Well, this… wasn’t quite what it says on the tin.

The blurb of Noyes' debut novel caught my eye enough to request an advanced copy - with mentions of witch hunts, the devil, buried history, the patriarchy, isolation, mystery, Gothic horror… but little of that felt of much relevance in the way I expected.

The story opens in the past, as all but a handful of the women in an isolated Northern European island are accused of dancing with the Devil in The Blue Maiden, a neighboring island, and assassinated.

Several generations later, we follow sisters Ulrika and Beata as they grow up with their father, a widower and the community’s Pastor, trying to discover who their mother (an outsider in the island) was and who they could be, living with the stigma of Otherness.

This was a beautifully told story, full of rich, atmospheric descriptions, with a dream-like quality and interesting main characters that we follow as they grow up and their bonds and their place in the world are tested.

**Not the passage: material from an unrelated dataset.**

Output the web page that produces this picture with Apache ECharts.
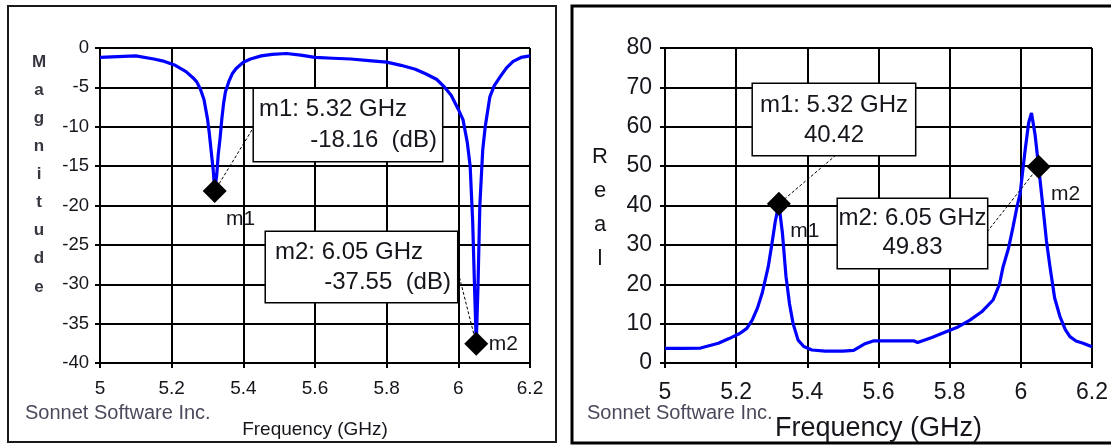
<!DOCTYPE html>
<html>
<head>
<meta charset="utf-8">
<script src="https://cdn.jsdelivr.net/npm/echarts@6/dist/echarts.min.js"></script>
<style>
html,body{margin:0;padding:0;background:#fff;}
#c{width:1111px;height:445px;}
</style>
</head>
<body>
<div id="c"></div>
<script>
// ---------- data ----------
const magFreq = [5.00,5.05,5.10,5.15,5.18,5.21,5.24,5.26,5.27,5.28,5.29,5.30,5.305,5.31,5.316,5.32,5.326,5.33,5.335,5.34,5.345,5.35,5.36,5.37,5.38,5.40,5.42,5.45,5.48,5.52,5.56,5.60,5.65,5.70,5.75,5.80,5.84,5.88,5.91,5.94,5.96,5.98,6.00,6.013,6.025,6.033,6.04,6.045,6.05,6.055,6.06,6.068,6.075,6.088,6.10,6.116,6.135,6.153,6.175,6.20];
const magDb   = [-1.2,-1.1,-1.0,-1.4,-1.7,-2.2,-3.0,-3.8,-4.3,-5.2,-6.5,-9.0,-10.8,-13.0,-15.5,-18.16,-16.0,-13.5,-11.5,-9.0,-7.0,-5.6,-4.2,-3.2,-2.6,-1.8,-1.4,-1.0,-0.8,-0.7,-0.9,-1.2,-1.3,-1.4,-1.6,-1.8,-2.2,-2.7,-3.3,-4.0,-4.9,-6.0,-7.8,-9.1,-12.0,-15.0,-22.0,-30.0,-37.55,-30.0,-20.0,-13.0,-10.0,-6.2,-4.8,-3.7,-2.5,-1.7,-1.2,-1.0];

const realFreq = [5.00,5.05,5.10,5.15,5.18,5.21,5.23,5.245,5.26,5.273,5.29,5.30,5.31,5.32,5.33,5.34,5.35,5.36,5.374,5.39,5.413,5.45,5.50,5.53,5.56,5.585,5.62,5.66,5.70,5.71,5.75,5.781,5.82,5.857,5.89,5.922,5.94,5.95,5.965,5.978,5.99,5.998,6.012,6.022,6.03,6.04,6.05,6.062,6.072,6.082,6.095,6.11,6.125,6.138,6.155,6.175,6.20];
const realVals = [3.7,3.7,3.8,5.0,6.2,7.5,8.8,10.9,14.0,17.7,24.4,30.0,36.0,40.42,33.0,22.0,15.0,10.0,5.8,4.2,3.3,3.0,3.0,3.2,4.8,5.6,5.6,5.6,5.6,5.2,6.5,7.6,9.0,10.9,13.0,16.0,20.0,24.4,29.0,34.5,40.0,43.0,54.0,61.0,63.5,58.0,49.83,39.7,31.0,24.4,16.5,11.8,8.5,6.7,5.6,5.0,4.1];

const markerNames   = ['m1','m2'];
const magMarkFreq   = [5.32, 6.05];
const magMarkVal    = [-18.16, -37.55];
const realMarkFreq  = [5.32, 6.05];
const realMarkVal   = [40.42, 49.83];

const freqTicks = [5.0,5.2,5.4,5.6,5.8,6.0,6.2];
const magTicks  = [-40,-35,-30,-25,-20,-15,-10,-5,0];
const realTicks = [0,10,20,30,40,50,60,70,80];

// ---------- layout (data coordinates for callouts) ----------
const magBoxAt   = [[5.4298,-5.21],[5.4633,-23.37]];
const magLeadAt  = [[5.424,-10.41],[5.9964,-27.9]];
const realBoxAt  = [[5.2473,70.86],[5.4862,41.65]];
const realLeadAt = [[5.4806,52.8],[5.905,33.3]];

const FONT = '"Liberation Sans", Arial, sans-serif';
const TXT = '#15151c';

function pairs(xs, ys){ return xs.map((x,i)=>[x, ys[i]]); }
function step(t){ return t[1]-t[0]; }

function xAxisCfg(idx, labelSize, nameSize, nameGap, margin){
  return {
    type:'value', gridIndex:idx,
    min:freqTicks[0], max:freqTicks[freqTicks.length-1], interval:+step(freqTicks).toFixed(3),
    name:'Frequency (GHz)', nameLocation:'middle', nameGap:nameGap,
    nameTextStyle:{fontFamily:FONT, fontSize:nameSize, color:TXT},
    axisLine:{show:true, onZero:false, lineStyle:{color:'#000', width:2}},
    axisTick:{show:true, inside:false, length:5, lineStyle:{color:'#000', width:2}},
    axisLabel:{fontFamily:FONT, fontSize:labelSize, color:TXT, margin:margin,
      formatter:v=>String(+(+v).toFixed(1))},
    splitLine:{show:true, lineStyle:{color:'#000', width:2}}
  };
}
function yAxisCfg(idx, ticks, labelSize, margin){
  return {
    type:'value', gridIndex:idx,
    min:ticks[0], max:ticks[ticks.length-1], interval:step(ticks),
    axisLine:{show:true, onZero:false, lineStyle:{color:'#000', width:2}},
    axisTick:{show:true, inside:false, length:5, lineStyle:{color:'#000', width:2}},
    axisLabel:{fontFamily:FONT, fontSize:labelSize, color:TXT, margin:margin},
    splitLine:{show:true, lineStyle:{color:'#000', width:2}}
  };
}

function markerSeries(idx, fs, vs, offsets){
  return {
    type:'scatter', xAxisIndex:idx, yAxisIndex:idx, z:6,
    symbol:'diamond', symbolSize:24,
    itemStyle:{color:'#000', opacity:1},
    emphasis:{disabled:true},
    data: fs.map((f,i)=>({
      value:[f, vs[i]],
      label:{show:true, position:'inside', offset:offsets[i], formatter:markerNames[i],
        fontFamily:FONT, fontSize:21, color:TXT, opacity:1}
    })),
    silent:true
  };
}

function leaderSeries(idx, from, fs, vs){
  return {
    type:'line', xAxisIndex:idx, yAxisIndex:idx, z:3, data:[], silent:true,
    markLine:{
      silent:true, symbol:['none','none'], animation:false,
      label:{show:false},
      lineStyle:{color:'#000', width:1, type:[3,2], opacity:1},
      data: from.map((p,i)=>[{coord:p},{coord:[fs[i], vs[i]]}])
    }
  };
}

function boxSeries(idx, at, items){
  return {
    type:'scatter', xAxisIndex:idx, yAxisIndex:idx, z:5, silent:true,
    symbolSize:0.1, itemStyle:{color:'#fff', opacity:1},
    emphasis:{disabled:true},
    data: at.map((p,i)=>{
      const it = items[i];
      return {
        value:p,
        label:{
          show:true, position:[0,0], opacity:1,
          width:it.w, height:it.h,
          padding:it.pad,
          backgroundColor:'#fff', borderColor:'#000', borderWidth:1.5,
          formatter:'{a|'+it.l1+'}\n{b|'+it.l2+'}',
          rich:{
            a:{fontFamily:FONT, fontSize:24, color:TXT, lineHeight:it.lh, align:it.a1, width:it.w},
            b:{fontFamily:FONT, fontSize:24, color:TXT, lineHeight:it.lh, align:it.a2, width:it.w}
          }
        }
      };
    })
  };
}

const magItems = magMarkFreq.map((f,i)=>({
  l1: markerNames[i]+': '+f.toFixed(2)+' GHz',
  l2: magMarkVal[i].toFixed(2)+'  (dB)',
  a1:'left', a2:'right'
}));
magItems[0] = Object.assign(magItems[0], {w:178, h:62, lh:31, pad:[5,5,5,5]});
magItems[1] = Object.assign(magItems[1], {w:176, h:60, lh:30, pad:[5,6,5,9]});

const realItems = realMarkFreq.map((f,i)=>({
  l1: markerNames[i]+': '+f.toFixed(2)+' GHz',
  l2: realMarkVal[i].toFixed(2),
  a1:'center', a2:'center'
}));
realItems[0] = Object.assign(realItems[0], {w:152, h:60, lh:30, pad:[6,5,5,5]});
realItems[1] = Object.assign(realItems[1], {w:141, h:58, lh:29, pad:[5,4,6,4]});

const chart = echarts.init(document.getElementById('c'), null, {renderer:'canvas'});
chart.setOption({
  animation:false,
  backgroundColor:'#fff',
  grid:[
    {left:100, top:48, width:430, height:315, containLabel:false, outerBoundsMode:'none'},
    {left:665, top:48, width:427, height:315, containLabel:false, outerBoundsMode:'none'}
  ],
  xAxis:[ xAxisCfg(0, 19, 19, 57, 16), xAxisCfg(1, 23, 27, 52, 18) ],
  yAxis:[ yAxisCfg(0, magTicks, 18.5, 11), yAxisCfg(1, realTicks, 23, 13) ],
  graphic:[
    {type:'rect', silent:true, z:0, shape:{x:8, y:6, width:548, height:436},
      style:{fill:'none', stroke:'#1a1a1a', lineWidth:2}},
    {type:'rect', silent:true, z:0, shape:{x:572, y:6, width:550, height:437},
      style:{fill:'none', stroke:'#000', lineWidth:3}},
    {type:'text', silent:true, x:39, y:48,
      style:{text:'M\na\ng\nn\ni\nt\nu\nd\ne', align:'center', verticalAlign:'top',
        font:'bold 17px '+FONT, fill:'#3a3640', lineHeight:28.1}},
    {type:'text', silent:true, x:600, y:140,
      style:{text:'R\ne\na\nl', align:'center', verticalAlign:'top',
        font:'22px '+FONT, fill:TXT, lineHeight:34}},
    {type:'text', silent:true, x:25, y:403,
      style:{text:'Sonnet Software Inc.', font:'20px '+FONT, fill:'#4a4a5c'}},
    {type:'text', silent:true, x:587, y:403,
      style:{text:'Sonnet Software Inc.', font:'20px '+FONT, fill:'#4a4a5c'}}
  ],
  series:[
    {type:'line', xAxisIndex:0, yAxisIndex:0, z:4, data:pairs(magFreq, magDb),
      showSymbol:false, symbol:'none', smooth:false, silent:true,
      lineStyle:{color:'#0000ff', width:3.2}},
    {type:'line', xAxisIndex:1, yAxisIndex:1, z:4, data:pairs(realFreq, realVals),
      showSymbol:false, symbol:'none', smooth:false, silent:true,
      lineStyle:{color:'#0000ff', width:3.2}},
    leaderSeries(0, magLeadAt, magMarkFreq, magMarkVal),
    leaderSeries(1, realLeadAt, realMarkFreq, realMarkVal),
    markerSeries(0, magMarkFreq, magMarkVal, [[26,28],[27,0]]),
    markerSeries(1, realMarkFreq, realMarkVal, [[26,27],[27,27]]),
    boxSeries(0, magBoxAt, magItems),
    boxSeries(1, realBoxAt, realItems)
  ]
});
</script>
</body>
</html>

Unfortunately, for me, there wasn’t much connection with the history of the wrongfully accused women or the mystery of The Blue Maiden. They existed as a vague threat, neither part of a supernatural horror plot nor directly connected to the sisters in the present. It felt more like a character study than anything else, so if you like that kind of stuff, you might enjoy it. Ultimately, it wasn’t a bad read, but I was expecting a different kind of story.